> What is being asked
Extract all lines that hold the string "this".

> Provided records
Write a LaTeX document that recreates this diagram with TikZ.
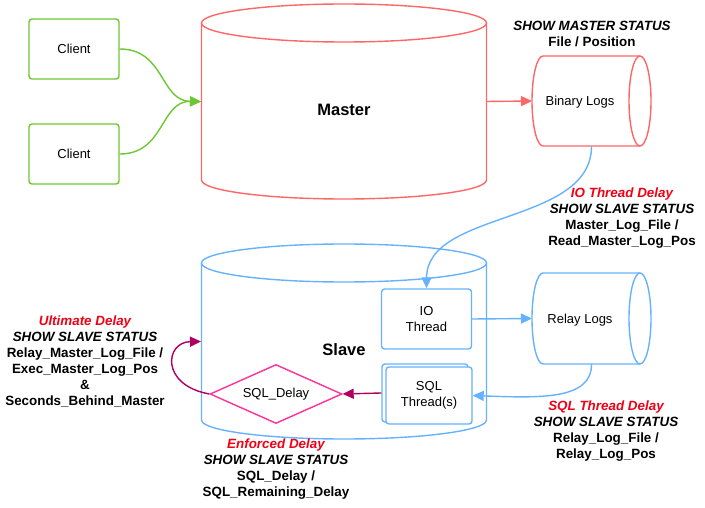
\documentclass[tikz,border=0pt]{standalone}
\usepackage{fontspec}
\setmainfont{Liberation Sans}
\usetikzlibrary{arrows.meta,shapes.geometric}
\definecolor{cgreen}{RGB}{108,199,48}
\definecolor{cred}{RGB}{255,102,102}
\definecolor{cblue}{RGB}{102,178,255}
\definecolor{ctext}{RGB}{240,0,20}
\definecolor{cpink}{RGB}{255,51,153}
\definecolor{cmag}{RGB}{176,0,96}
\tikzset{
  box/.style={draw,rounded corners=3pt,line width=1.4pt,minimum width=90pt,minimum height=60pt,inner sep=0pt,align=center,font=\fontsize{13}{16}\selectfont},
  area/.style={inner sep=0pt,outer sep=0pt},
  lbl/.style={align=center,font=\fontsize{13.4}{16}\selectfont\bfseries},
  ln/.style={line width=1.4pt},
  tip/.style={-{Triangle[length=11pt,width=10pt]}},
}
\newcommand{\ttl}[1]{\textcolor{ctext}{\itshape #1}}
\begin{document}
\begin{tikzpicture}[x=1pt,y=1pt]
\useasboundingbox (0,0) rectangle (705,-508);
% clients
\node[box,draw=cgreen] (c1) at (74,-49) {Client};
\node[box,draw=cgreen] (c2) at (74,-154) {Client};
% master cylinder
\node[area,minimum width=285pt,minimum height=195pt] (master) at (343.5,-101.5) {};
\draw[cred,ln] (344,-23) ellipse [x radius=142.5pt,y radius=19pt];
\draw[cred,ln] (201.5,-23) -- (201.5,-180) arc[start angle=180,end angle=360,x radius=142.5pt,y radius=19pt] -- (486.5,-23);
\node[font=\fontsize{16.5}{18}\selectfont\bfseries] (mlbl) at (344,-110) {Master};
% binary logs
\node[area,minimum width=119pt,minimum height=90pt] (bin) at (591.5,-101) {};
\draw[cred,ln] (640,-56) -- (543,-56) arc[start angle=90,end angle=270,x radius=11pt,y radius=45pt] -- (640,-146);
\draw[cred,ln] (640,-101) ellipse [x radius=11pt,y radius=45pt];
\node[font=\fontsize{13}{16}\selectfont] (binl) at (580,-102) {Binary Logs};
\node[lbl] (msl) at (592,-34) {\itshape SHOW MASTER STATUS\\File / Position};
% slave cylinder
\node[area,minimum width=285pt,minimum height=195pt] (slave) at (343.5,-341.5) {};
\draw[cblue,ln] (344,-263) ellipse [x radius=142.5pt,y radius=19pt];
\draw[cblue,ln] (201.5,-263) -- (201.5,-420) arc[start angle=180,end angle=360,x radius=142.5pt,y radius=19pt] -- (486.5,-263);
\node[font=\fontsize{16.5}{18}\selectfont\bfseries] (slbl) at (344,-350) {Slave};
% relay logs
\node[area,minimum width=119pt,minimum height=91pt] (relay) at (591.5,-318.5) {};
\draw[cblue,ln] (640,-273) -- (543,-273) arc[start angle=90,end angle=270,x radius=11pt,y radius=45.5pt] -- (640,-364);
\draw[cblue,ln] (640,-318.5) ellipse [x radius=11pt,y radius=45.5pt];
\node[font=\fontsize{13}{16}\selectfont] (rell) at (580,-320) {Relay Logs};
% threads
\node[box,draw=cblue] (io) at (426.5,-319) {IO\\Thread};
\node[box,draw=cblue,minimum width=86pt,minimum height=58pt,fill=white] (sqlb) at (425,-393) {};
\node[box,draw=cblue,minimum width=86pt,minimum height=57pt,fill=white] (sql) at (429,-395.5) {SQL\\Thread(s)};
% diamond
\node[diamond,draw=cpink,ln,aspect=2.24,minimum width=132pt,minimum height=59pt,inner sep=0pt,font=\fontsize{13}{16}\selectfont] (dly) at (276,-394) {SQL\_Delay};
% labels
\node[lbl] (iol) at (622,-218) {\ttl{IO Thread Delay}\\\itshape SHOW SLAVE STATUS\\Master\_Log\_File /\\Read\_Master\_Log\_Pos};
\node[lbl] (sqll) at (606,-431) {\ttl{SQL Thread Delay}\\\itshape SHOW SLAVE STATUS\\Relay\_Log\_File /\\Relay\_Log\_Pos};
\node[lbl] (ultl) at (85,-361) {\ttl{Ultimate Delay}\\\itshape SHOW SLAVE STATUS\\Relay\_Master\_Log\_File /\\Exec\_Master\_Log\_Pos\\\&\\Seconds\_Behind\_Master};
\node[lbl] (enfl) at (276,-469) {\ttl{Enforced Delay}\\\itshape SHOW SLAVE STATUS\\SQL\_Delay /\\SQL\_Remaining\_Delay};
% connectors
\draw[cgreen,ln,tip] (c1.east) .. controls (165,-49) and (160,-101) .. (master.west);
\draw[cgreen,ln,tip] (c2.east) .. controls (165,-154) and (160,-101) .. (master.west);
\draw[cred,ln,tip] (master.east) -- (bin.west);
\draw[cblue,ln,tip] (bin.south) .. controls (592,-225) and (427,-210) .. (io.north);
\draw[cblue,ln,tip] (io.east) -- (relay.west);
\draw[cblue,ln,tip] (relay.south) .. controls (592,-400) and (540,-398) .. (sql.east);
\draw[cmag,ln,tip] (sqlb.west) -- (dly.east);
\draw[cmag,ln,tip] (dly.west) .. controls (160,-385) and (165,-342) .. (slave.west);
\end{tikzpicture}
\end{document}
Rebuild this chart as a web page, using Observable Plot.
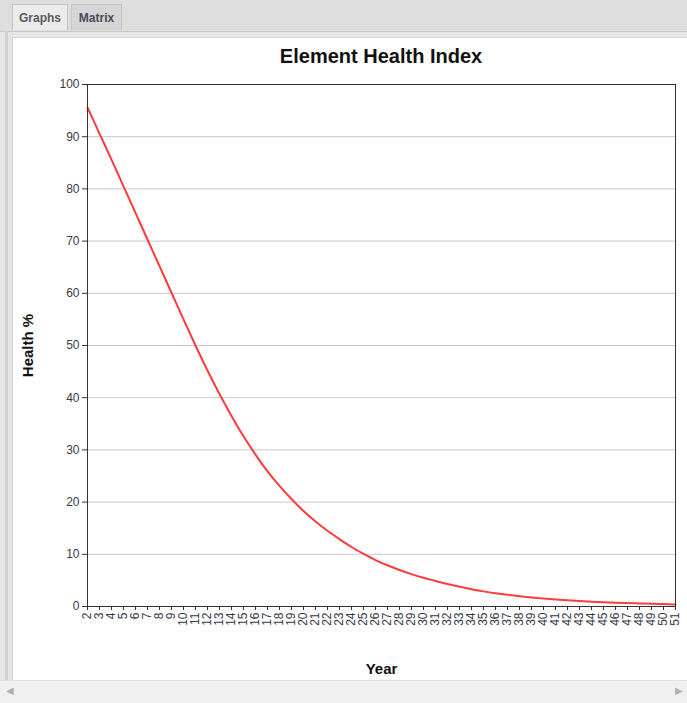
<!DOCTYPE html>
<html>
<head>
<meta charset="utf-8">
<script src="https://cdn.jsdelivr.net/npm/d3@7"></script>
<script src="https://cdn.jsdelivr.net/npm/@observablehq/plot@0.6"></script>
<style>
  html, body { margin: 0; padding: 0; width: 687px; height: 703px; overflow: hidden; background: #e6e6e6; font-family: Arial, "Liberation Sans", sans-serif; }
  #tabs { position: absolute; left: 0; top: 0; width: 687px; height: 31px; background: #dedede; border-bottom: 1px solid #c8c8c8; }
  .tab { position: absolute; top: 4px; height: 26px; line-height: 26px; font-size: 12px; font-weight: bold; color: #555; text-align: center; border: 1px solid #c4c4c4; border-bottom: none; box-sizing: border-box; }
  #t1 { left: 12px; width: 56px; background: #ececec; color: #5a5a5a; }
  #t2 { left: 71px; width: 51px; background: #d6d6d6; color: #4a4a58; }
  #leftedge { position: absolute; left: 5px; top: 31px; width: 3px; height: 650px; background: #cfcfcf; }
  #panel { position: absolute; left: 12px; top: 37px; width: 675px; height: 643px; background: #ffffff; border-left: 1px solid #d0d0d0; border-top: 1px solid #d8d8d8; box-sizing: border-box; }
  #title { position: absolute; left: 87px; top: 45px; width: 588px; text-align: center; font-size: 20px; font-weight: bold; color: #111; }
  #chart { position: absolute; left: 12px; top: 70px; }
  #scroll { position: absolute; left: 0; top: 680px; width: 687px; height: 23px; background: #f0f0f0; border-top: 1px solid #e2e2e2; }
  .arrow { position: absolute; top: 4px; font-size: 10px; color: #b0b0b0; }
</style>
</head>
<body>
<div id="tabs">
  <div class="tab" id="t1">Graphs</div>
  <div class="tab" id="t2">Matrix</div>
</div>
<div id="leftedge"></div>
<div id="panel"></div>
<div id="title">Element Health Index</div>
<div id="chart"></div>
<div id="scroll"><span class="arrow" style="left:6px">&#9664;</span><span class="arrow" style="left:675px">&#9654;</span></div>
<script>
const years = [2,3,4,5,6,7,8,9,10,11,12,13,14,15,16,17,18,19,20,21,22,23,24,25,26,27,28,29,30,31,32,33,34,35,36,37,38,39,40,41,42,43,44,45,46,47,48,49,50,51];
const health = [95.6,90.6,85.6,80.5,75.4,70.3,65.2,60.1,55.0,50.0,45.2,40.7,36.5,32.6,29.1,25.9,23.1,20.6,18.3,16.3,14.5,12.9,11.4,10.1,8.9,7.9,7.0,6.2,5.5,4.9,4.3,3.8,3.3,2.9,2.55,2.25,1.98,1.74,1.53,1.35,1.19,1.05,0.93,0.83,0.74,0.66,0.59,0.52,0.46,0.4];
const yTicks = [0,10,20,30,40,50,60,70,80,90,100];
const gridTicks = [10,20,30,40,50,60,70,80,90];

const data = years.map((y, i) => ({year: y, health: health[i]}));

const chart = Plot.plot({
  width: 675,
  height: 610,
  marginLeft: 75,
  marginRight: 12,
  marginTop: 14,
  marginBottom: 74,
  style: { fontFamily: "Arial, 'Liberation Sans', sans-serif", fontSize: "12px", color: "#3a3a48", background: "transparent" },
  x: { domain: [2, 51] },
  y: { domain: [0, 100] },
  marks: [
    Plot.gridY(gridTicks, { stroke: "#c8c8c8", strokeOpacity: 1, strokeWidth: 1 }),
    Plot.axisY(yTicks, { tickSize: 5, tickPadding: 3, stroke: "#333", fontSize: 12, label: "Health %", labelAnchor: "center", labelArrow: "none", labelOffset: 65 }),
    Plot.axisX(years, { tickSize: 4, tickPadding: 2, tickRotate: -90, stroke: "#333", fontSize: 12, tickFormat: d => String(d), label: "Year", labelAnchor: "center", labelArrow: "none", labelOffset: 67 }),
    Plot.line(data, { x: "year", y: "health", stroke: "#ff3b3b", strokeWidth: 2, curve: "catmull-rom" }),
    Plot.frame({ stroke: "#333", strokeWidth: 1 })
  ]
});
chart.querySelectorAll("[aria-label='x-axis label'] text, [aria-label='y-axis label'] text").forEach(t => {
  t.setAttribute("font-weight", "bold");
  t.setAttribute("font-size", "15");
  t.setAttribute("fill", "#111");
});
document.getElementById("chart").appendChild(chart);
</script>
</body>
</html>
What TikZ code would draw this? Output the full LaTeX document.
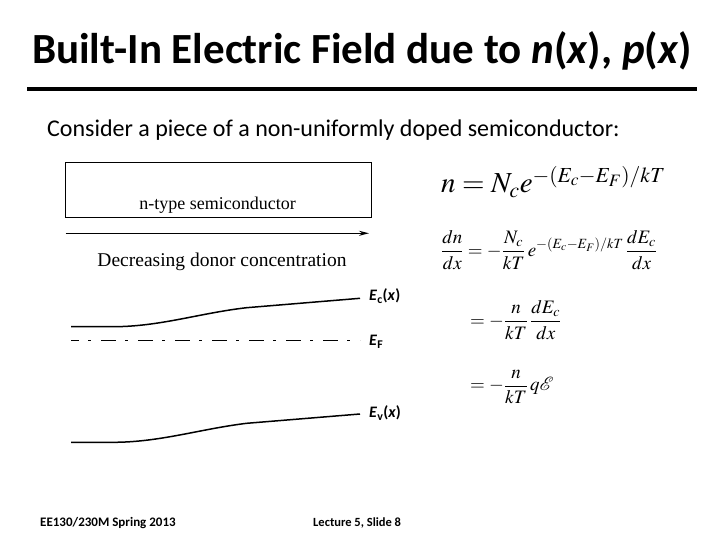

> Finished answer
Write a LaTeX document that recreates this diagram with TikZ.
Rebuild this chart as a web page, using Observable Plot.
What TikZ code would draw this? Output the full LaTeX document.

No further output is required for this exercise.